Strength Practice
Can you find some hills to run on? This practice will have you climbing in order to develop more strength. And, it is not merely muscle strength that you are building. You are building your attention and motor control to hold up under more strenuous running conditions. The whole point is to build more muscular strength for precise movement patterns. If you let form deteriorate on hills then this defeats the purpose of this kind of specific muscle+motor control training.
The hills you choose can be a gradual climb or steep, though you should aim for easier slope for the first few weeks if you are new to running on hills.
Hopefully, the length of the climb is long enough to have you running uphill for at least 1 minute continuously before it levels off or heads downhill again.

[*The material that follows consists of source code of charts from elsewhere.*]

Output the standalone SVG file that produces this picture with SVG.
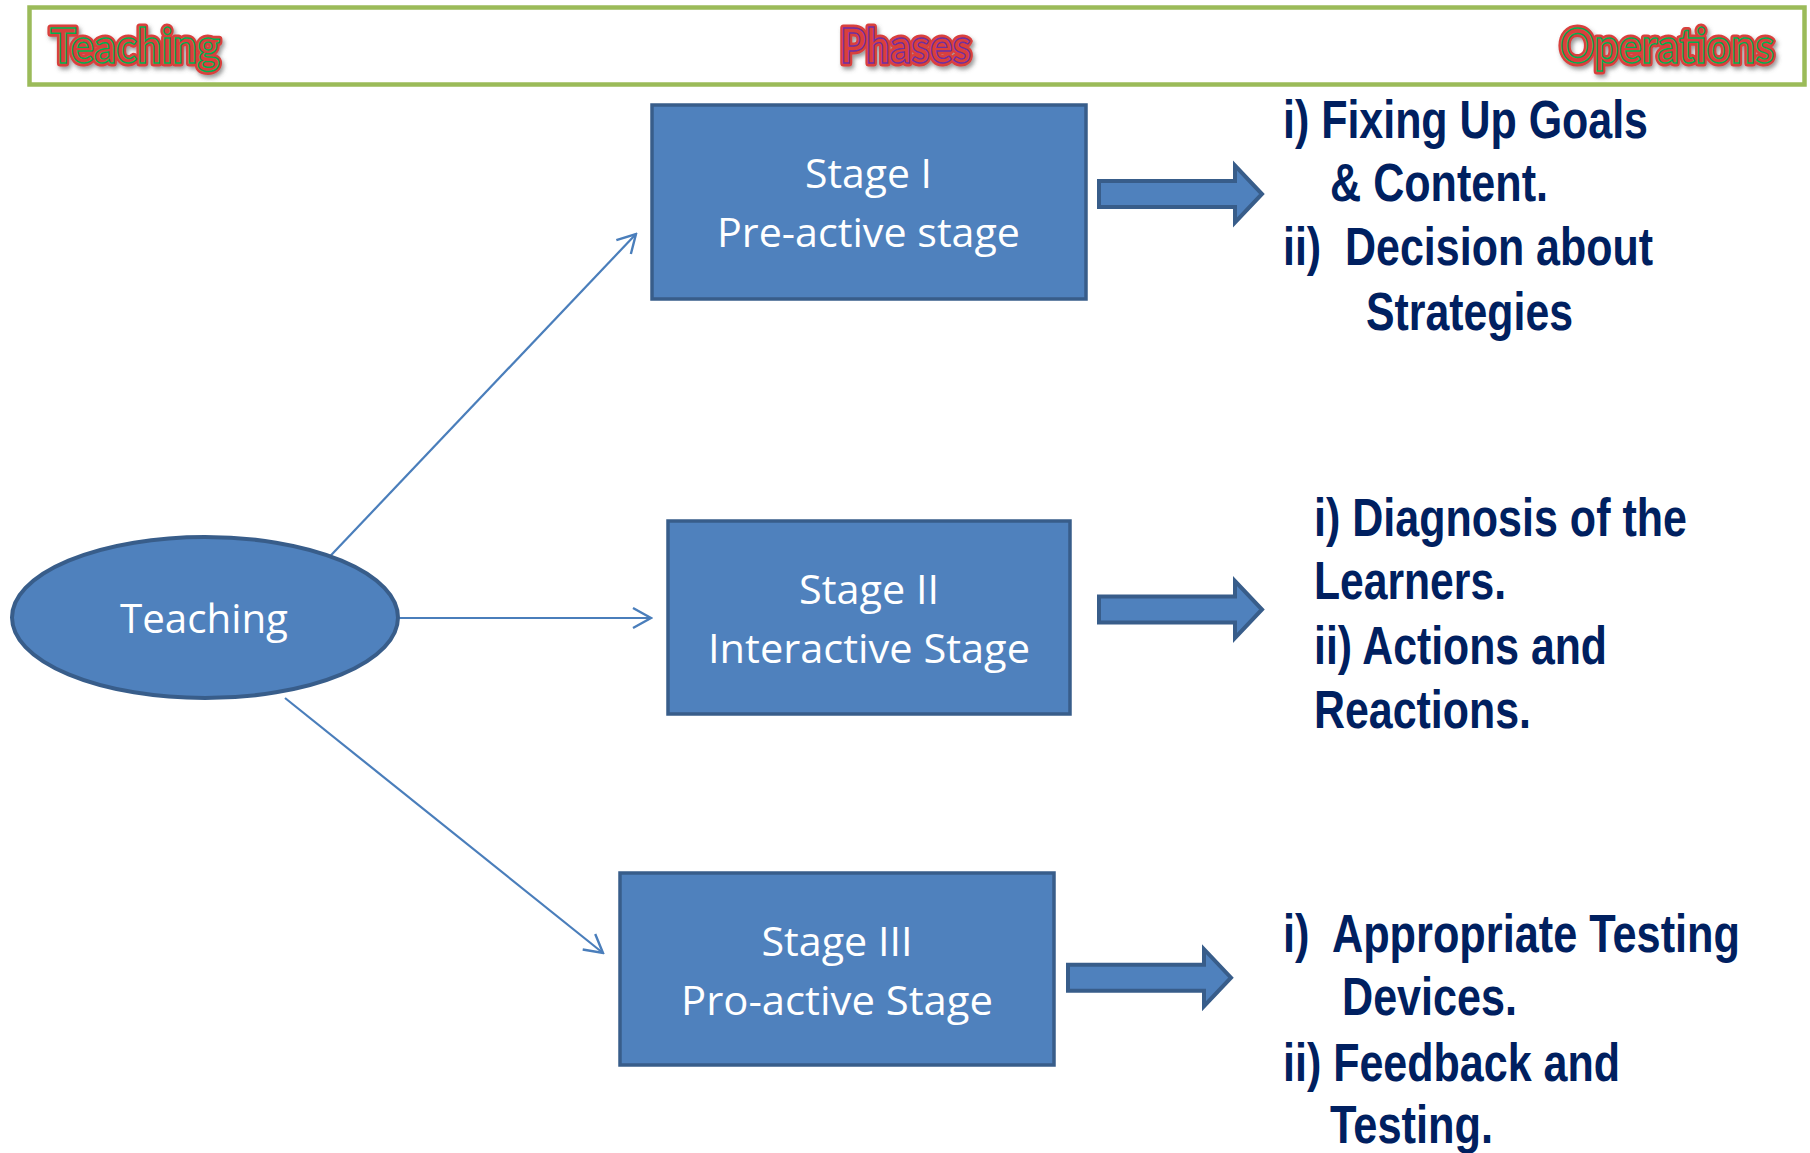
<svg xmlns="http://www.w3.org/2000/svg" xmlns:xlink="http://www.w3.org/1999/xlink" width="1810" height="1153" viewBox="0 0 1810 1153">
<style>
.box{fill:#4F81BD;stroke:#385D8A;stroke-width:3.5}
.btxt{font-family:"Open Sans","Noto Sans",sans-serif;font-size:40px;fill:#FFFFFF;text-anchor:middle}
.ops{font-family:"Liberation Sans Narrow","Liberation Sans",sans-serif;font-weight:bold;font-size:53px;fill:#002060;white-space:pre}
.hdr{font-family:Lato,"Open Sans",sans-serif;font-weight:bold;font-size:47px}
.conn{stroke:#4A7EBB;stroke-width:2.2;fill:none}
.barrow{fill:#4F81BD;stroke:#385D8A;stroke-width:4;stroke-linejoin:miter}
</style>
<defs>
<marker id="open" viewBox="0 0 22 24" refX="20" refY="12" markerWidth="22" markerHeight="24" markerUnits="userSpaceOnUse" orient="auto">
<path d="M2,2 L20,12 L2,22" fill="none" stroke="#4A7EBB" stroke-width="2.4"/>
</marker>
<filter id="sh" x="-10%" y="-30%" width="120%" height="160%">
<feDropShadow dx="2" dy="3" stdDeviation="2" flood-color="#555555" flood-opacity="0.6"/>
</filter>
<path id="blk" d="M1099,181 H1235 V165.5 L1262,194 L1235,222.5 V207 H1099 Z"/>
</defs>
<rect width="1810" height="1153" fill="#FFFFFF"/>

<g id="header">
<rect x="29.5" y="7.5" width="1775" height="77" fill="#FFFFFF" stroke="#9BBB59" stroke-width="4.5"/>
<g filter="url(#sh)">
<text class="hdr" x="50" y="63" textLength="170" lengthAdjust="spacingAndGlyphs" fill="#D93F3C" stroke="#D93F3C" stroke-width="7" stroke-linejoin="round">Teaching</text>
<text class="hdr" x="840" y="63" textLength="131" lengthAdjust="spacingAndGlyphs" fill="#D93F3C" stroke="#D93F3C" stroke-width="7" stroke-linejoin="round">Phases</text>
<text class="hdr" x="1560" y="63" textLength="214" lengthAdjust="spacingAndGlyphs" fill="#D93F3C" stroke="#D93F3C" stroke-width="7" stroke-linejoin="round">Operations</text>
</g>
<text class="hdr" x="50" y="63" textLength="170" lengthAdjust="spacingAndGlyphs" fill="#D93F3C" stroke="#00B050" stroke-width="1.4">Teaching</text>
<text class="hdr" x="840" y="63" textLength="131" lengthAdjust="spacingAndGlyphs" fill="#D93F3C" stroke="#7030A0" stroke-width="1.4">Phases</text>
<text class="hdr" x="1560" y="63" textLength="214" lengthAdjust="spacingAndGlyphs" fill="#D93F3C" stroke="#00B050" stroke-width="1.4">Operations</text>
</g>

<g id="connectors">
<line class="conn" x1="317" y1="570" x2="636" y2="234" marker-end="url(#open)"/>
<line class="conn" x1="398" y1="618" x2="651" y2="618" marker-end="url(#open)"/>
<line class="conn" x1="285" y1="698" x2="603" y2="953" marker-end="url(#open)"/>
<use href="#blk" xlink:href="#blk" class="barrow"/>
<use href="#blk" xlink:href="#blk" class="barrow" transform="translate(0,415.5)"/>
<use href="#blk" xlink:href="#blk" class="barrow" transform="translate(-31,783.7)"/>
</g>

<g id="teaching">
<ellipse cx="205" cy="617.5" rx="193" ry="80.5" fill="#4F81BD" stroke="#385D8A" stroke-width="4"/>
<text class="btxt" x="204" y="633" font-size="42" textLength="168" lengthAdjust="spacingAndGlyphs">Teaching</text>
</g>

<g id="stage1">
<rect class="box" x="652" y="105" width="434" height="194"/>
<text class="btxt" x="868.5" y="188" textLength="127" lengthAdjust="spacingAndGlyphs">Stage I</text>
<text class="btxt" x="868.5" y="247" textLength="303" lengthAdjust="spacingAndGlyphs">Pre-active stage</text>
</g>

<g id="stage2">
<rect class="box" x="668" y="521" width="402" height="193"/>
<text class="btxt" x="869" y="604" textLength="140" lengthAdjust="spacingAndGlyphs">Stage II</text>
<text class="btxt" x="869" y="663" textLength="322" lengthAdjust="spacingAndGlyphs">Interactive Stage</text>
</g>

<g id="stage3">
<rect class="box" x="620" y="873" width="434" height="192"/>
<text class="btxt" x="837" y="956" textLength="151" lengthAdjust="spacingAndGlyphs">Stage III</text>
<text class="btxt" x="837" y="1015" textLength="312" lengthAdjust="spacingAndGlyphs">Pro-active Stage</text>
</g>

<g id="ops1">
<text class="ops" x="1283" y="138" textLength="365" lengthAdjust="spacingAndGlyphs">i) Fixing Up Goals</text>
<text class="ops" x="1330" y="201" textLength="218" lengthAdjust="spacingAndGlyphs">&amp; Content.</text>
<text class="ops" x="1283" y="265" textLength="370" lengthAdjust="spacingAndGlyphs">ii)  Decision about</text>
<text class="ops" x="1366" y="330" textLength="207" lengthAdjust="spacingAndGlyphs">Strategies</text>
</g>

<g id="ops2">
<text class="ops" x="1314" y="536" textLength="373" lengthAdjust="spacingAndGlyphs">i) Diagnosis of the</text>
<text class="ops" x="1314" y="599" textLength="192" lengthAdjust="spacingAndGlyphs">Learners.</text>
<text class="ops" x="1314" y="664" textLength="293" lengthAdjust="spacingAndGlyphs">ii) Actions and</text>
<text class="ops" x="1314" y="728" textLength="217" lengthAdjust="spacingAndGlyphs">Reactions.</text>
</g>

<g id="ops3">
<text class="ops" x="1283" y="952" textLength="457" lengthAdjust="spacingAndGlyphs">i)  Appropriate Testing</text>
<text class="ops" x="1342" y="1015" textLength="175" lengthAdjust="spacingAndGlyphs">Devices.</text>
<text class="ops" x="1283" y="1081" textLength="337" lengthAdjust="spacingAndGlyphs">ii) Feedback and</text>
<text class="ops" x="1330" y="1143" textLength="163" lengthAdjust="spacingAndGlyphs">Testing.</text>
</g>
</svg>
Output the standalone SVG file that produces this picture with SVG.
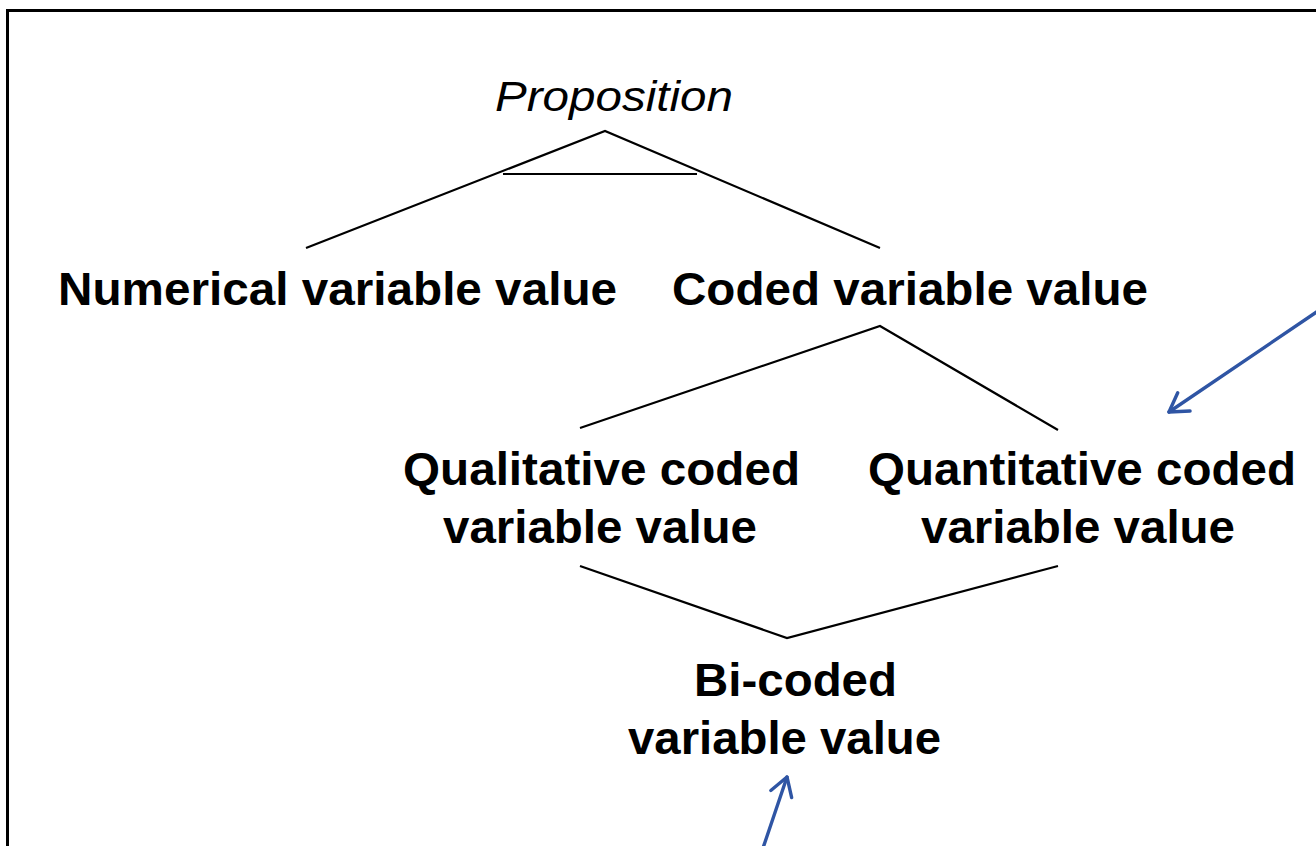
<svg xmlns="http://www.w3.org/2000/svg" width="1316" height="846" viewBox="0 0 1316 846">
  <style>
    .frame { fill: none; stroke: #000; stroke-width: 3; }
    .edge { fill: none; stroke: #000; stroke-width: 2.2; }
    .pointer { fill: none; stroke: #2F55A4; stroke-width: 3.4; stroke-linecap: round; }
    .label { font-family: "Liberation Sans", Arial, sans-serif; font-weight: bold; font-size: 46px; fill: #000; }
    .root { font-family: "Liberation Sans", Arial, sans-serif; font-style: italic; font-size: 43px; fill: #000; }
  </style>
  <defs>
    <marker id="chevron" markerUnits="userSpaceOnUse" viewBox="-22 -14 24 28" refX="0" refY="0" markerWidth="24" markerHeight="28" orient="auto" overflow="visible">
      <path d="M-18,-11 L0,0 L-18,11" fill="none" stroke="#2F55A4" stroke-width="3.4" stroke-linecap="round" stroke-linejoin="round"/>
    </marker>
  </defs>

  <rect class="frame" x="7.5" y="10.5" width="1320" height="850"/>

  <!-- tree branches and pointers -->
  <g id="connectors">
    <polyline class="edge" points="306,248 605,131 880,248"/>
    <line class="edge" x1="503" y1="174" x2="697" y2="174"/>
    <polyline class="edge" points="580,428 880,326 1058,430"/>
    <polyline class="edge" points="580,566 787,638 1058,566"/>
    <line class="pointer" x1="1318" y1="311" x2="1169" y2="412" marker-end="url(#chevron)"/>
    <line class="pointer" x1="763" y1="848" x2="787" y2="777" marker-end="url(#chevron)"/>
  </g>

  <g id="proposition">
    <text class="root" x="495" y="111" textLength="238" lengthAdjust="spacingAndGlyphs">Proposition</text>
  </g>
  <g id="numerical">
    <text class="label" x="58" y="305" textLength="559" lengthAdjust="spacingAndGlyphs">Numerical variable value</text>
  </g>
  <g id="coded">
    <text class="label" x="672" y="305" textLength="476" lengthAdjust="spacingAndGlyphs">Coded variable value</text>
  </g>
  <g id="qualitative">
    <text class="label" x="403" y="485" textLength="397" lengthAdjust="spacingAndGlyphs">Qualitative coded</text>
    <text class="label" x="443" y="543" textLength="314" lengthAdjust="spacingAndGlyphs">variable value</text>
  </g>
  <g id="quantitative">
    <text class="label" x="868" y="485" textLength="428" lengthAdjust="spacingAndGlyphs">Quantitative coded</text>
    <text class="label" x="921" y="543" textLength="314" lengthAdjust="spacingAndGlyphs">variable value</text>
  </g>
  <g id="bicoded">
    <text class="label" x="694" y="696" textLength="203" lengthAdjust="spacingAndGlyphs">Bi-coded</text>
    <text class="label" x="628" y="754" textLength="313" lengthAdjust="spacingAndGlyphs">variable value</text>
  </g>
</svg>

The Strength Practice assignments will give you an overall distance to run and then prescribe a certain amount of minutes you should stay on the hills during that run.
For example, the assignment may be to run for 3 miles continuously, with 12 minutes of that being done on hills. This would be written ‘3 miles, 12 min hills’. It would be better to have that 12 minutes broken up into up-and-down the hill intervals, so that you can work your running form and muscles in both the uphill and downhill modes. You may certainly run for several minutes continuous if you like, but be sure to include some downhill work also.
If you are close enough to a hilly section of town you may start your run on the flats, and then head into the hills for the assigned minutes and then return to the flats to finish. If you live in a hilly section you might be challenged in finding a flat section to run in!
If you are not near a hilly section of town, you may know of a short section of slope somewhere nearby that would allow you to do repeats up and down for several minutes – a short hill or a long, paved ramp in a park, or a sloping section of a park. It might even be a series of stairs in a park or stadium.